A Chinese telecommunications firm is being barred from the United States due to suspicions that such companies are platforms for the communist regime’s spy services.
“Granting China Mobile’s application would not be in the public interest,” Ajit Pai, the chairman of the Federal Communications Commission, said Thursday after FCC commissioners voted unanimously to reject the application.
The vote against China Mobile, one of the world’s largest telecommunications companies, marks the first time a Chinese telecom has been blocked from the American market on national security grounds.
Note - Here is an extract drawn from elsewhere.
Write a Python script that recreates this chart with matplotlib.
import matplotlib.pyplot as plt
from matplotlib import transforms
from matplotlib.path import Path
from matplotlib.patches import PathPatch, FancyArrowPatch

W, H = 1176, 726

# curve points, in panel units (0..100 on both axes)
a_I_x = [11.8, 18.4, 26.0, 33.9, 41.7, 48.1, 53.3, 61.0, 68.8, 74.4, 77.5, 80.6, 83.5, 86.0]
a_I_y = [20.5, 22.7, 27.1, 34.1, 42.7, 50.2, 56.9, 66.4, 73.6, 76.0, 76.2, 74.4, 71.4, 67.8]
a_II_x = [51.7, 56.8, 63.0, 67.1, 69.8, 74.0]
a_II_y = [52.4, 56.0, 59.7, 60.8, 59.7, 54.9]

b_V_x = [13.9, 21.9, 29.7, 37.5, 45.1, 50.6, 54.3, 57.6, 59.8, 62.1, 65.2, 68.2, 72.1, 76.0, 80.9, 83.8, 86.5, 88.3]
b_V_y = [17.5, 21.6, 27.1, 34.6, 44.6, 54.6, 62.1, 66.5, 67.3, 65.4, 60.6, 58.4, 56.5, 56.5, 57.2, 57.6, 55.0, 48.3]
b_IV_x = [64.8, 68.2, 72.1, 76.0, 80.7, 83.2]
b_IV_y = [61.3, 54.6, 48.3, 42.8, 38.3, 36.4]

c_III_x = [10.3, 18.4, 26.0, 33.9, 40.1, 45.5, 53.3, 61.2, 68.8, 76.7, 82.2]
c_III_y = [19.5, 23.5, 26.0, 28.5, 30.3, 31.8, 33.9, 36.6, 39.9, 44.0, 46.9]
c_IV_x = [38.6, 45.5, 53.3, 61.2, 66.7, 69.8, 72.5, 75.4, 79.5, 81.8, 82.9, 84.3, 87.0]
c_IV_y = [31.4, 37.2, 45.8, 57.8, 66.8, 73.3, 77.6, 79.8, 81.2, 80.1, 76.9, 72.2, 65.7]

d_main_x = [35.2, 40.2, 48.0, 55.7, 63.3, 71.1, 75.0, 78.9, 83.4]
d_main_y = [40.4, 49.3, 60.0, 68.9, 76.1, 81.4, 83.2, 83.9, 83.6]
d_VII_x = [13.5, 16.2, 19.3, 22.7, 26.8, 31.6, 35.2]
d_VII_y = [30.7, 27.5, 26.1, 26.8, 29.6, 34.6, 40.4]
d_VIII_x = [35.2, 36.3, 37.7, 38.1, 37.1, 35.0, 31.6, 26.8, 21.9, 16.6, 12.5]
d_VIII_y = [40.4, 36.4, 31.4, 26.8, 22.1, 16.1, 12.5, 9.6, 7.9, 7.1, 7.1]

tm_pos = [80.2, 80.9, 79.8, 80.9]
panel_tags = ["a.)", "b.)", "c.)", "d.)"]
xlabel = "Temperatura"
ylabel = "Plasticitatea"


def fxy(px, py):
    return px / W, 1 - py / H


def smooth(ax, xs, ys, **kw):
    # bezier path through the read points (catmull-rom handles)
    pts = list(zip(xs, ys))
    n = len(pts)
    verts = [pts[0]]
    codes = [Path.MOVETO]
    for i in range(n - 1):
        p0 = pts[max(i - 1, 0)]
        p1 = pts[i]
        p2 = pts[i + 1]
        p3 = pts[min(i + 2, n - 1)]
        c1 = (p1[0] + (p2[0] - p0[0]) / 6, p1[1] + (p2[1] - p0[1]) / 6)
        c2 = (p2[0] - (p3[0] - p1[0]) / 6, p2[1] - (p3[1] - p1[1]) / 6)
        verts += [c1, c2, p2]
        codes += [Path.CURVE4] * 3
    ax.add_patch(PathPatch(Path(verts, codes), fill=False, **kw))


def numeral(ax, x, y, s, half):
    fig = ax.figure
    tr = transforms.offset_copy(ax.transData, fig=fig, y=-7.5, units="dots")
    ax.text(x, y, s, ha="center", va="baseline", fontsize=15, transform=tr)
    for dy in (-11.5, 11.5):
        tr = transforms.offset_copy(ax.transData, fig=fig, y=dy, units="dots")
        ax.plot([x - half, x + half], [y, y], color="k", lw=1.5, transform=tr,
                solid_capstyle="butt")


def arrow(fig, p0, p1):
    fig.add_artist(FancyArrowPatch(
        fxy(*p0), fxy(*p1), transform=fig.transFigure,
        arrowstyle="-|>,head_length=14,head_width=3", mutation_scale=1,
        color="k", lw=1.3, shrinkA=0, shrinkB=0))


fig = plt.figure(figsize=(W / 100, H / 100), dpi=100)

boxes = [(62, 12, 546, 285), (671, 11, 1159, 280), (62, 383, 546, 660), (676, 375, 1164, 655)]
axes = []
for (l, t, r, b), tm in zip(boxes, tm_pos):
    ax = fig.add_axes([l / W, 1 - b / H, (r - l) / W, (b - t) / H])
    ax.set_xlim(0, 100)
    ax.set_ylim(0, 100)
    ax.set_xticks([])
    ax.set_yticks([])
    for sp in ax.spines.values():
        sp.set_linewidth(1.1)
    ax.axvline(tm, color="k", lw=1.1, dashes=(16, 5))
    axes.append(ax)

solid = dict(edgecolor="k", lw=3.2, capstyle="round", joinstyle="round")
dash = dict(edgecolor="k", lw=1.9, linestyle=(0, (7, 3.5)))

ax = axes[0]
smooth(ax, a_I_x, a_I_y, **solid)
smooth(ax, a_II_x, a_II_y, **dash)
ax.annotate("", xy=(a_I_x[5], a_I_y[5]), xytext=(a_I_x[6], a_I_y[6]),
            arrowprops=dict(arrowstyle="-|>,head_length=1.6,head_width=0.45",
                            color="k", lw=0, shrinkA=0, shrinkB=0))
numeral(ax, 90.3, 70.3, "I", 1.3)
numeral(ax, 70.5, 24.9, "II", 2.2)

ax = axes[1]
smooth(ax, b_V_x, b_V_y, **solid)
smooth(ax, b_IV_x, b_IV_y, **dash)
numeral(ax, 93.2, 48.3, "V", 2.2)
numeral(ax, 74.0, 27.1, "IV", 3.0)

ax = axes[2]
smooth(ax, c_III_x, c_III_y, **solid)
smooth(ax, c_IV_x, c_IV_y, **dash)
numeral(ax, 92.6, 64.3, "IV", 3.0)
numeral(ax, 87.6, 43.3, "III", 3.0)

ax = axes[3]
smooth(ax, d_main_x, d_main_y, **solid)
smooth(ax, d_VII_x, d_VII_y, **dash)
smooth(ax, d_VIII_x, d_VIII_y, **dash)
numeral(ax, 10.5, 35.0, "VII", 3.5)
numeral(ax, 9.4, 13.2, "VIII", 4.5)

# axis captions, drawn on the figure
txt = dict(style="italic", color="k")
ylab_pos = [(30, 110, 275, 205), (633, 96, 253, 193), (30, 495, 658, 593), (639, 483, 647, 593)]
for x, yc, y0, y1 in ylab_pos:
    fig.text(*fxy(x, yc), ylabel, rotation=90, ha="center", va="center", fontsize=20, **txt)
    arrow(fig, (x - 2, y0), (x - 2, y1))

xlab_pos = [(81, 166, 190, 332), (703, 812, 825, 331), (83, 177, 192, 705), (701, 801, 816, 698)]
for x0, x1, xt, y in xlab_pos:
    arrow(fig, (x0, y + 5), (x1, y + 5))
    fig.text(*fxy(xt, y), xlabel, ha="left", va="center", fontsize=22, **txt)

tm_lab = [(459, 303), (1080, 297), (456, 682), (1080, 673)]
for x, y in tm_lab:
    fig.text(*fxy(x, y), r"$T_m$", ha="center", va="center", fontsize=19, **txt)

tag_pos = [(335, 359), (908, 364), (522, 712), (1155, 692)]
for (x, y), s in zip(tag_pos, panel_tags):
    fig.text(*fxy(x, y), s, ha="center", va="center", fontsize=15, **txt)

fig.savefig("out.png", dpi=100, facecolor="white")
It could inaugurate a broader effort to exclude Chinese companies from the U.S. market.
“China wants access to US telecom networks for purposes that would undermine our security,” Brendan Carr, one of three Republican appointees to the five-person commission, tweeted after the vote. He added that “we must go further. Our security agencies should look at revoking the authorizations of PRC-owned carriers already operating here.”
Carr called for investigations into two companies, China Telecom and China Unicom, that already have American operations. “Security threats have evolved since those companies were granted interconnection rights to U.S. networks in the early 2000s,” Evan Swarztrauber, one of Carr’s policy advisers, said.
The FCC, under Pai’s leadership, has discouraged U.S. phone companies from using Chinese-supplied equipment, to avoid the risk of “hidden ‘back doors’ to our networks.” That domestic effort parallels Secretary of State Mike Pompeo’s months-long campaign to persuade U.S. allies to cut ties with companies such as Huawei, one of the pioneers of next-generation wireless technology, given the risk that the firms will be required to surrender sensitive data to Chinese intelligence agencies.
“Why would anyone grant such power to a regime that has already grossly violated cyberspace?” Pompeo said Wednesday in the United Kingdom. “What can her majesty’s government do to make sure sensitive technologies don’t become open doors for Beijing’s spymasters?”
British officials are poised to allow Huawei to provide at least some equipment for next-generation networks, but the FCC’s position on China Mobile — developed through “a lengthy review of the application, discussions with the applicant, and consultation with the U.S. intelligence community” last year — is that half-measures won’t work.
“[D]ue to several factors related to China Mobile USA’s ownership and control by the Chinese government, grant of the application would raise substantial and serious national security and law enforcement risks that cannot be addressed through a mitigation agreement between China Mobile and the federal government,” the FCC explained in the bulletin announcing the vote.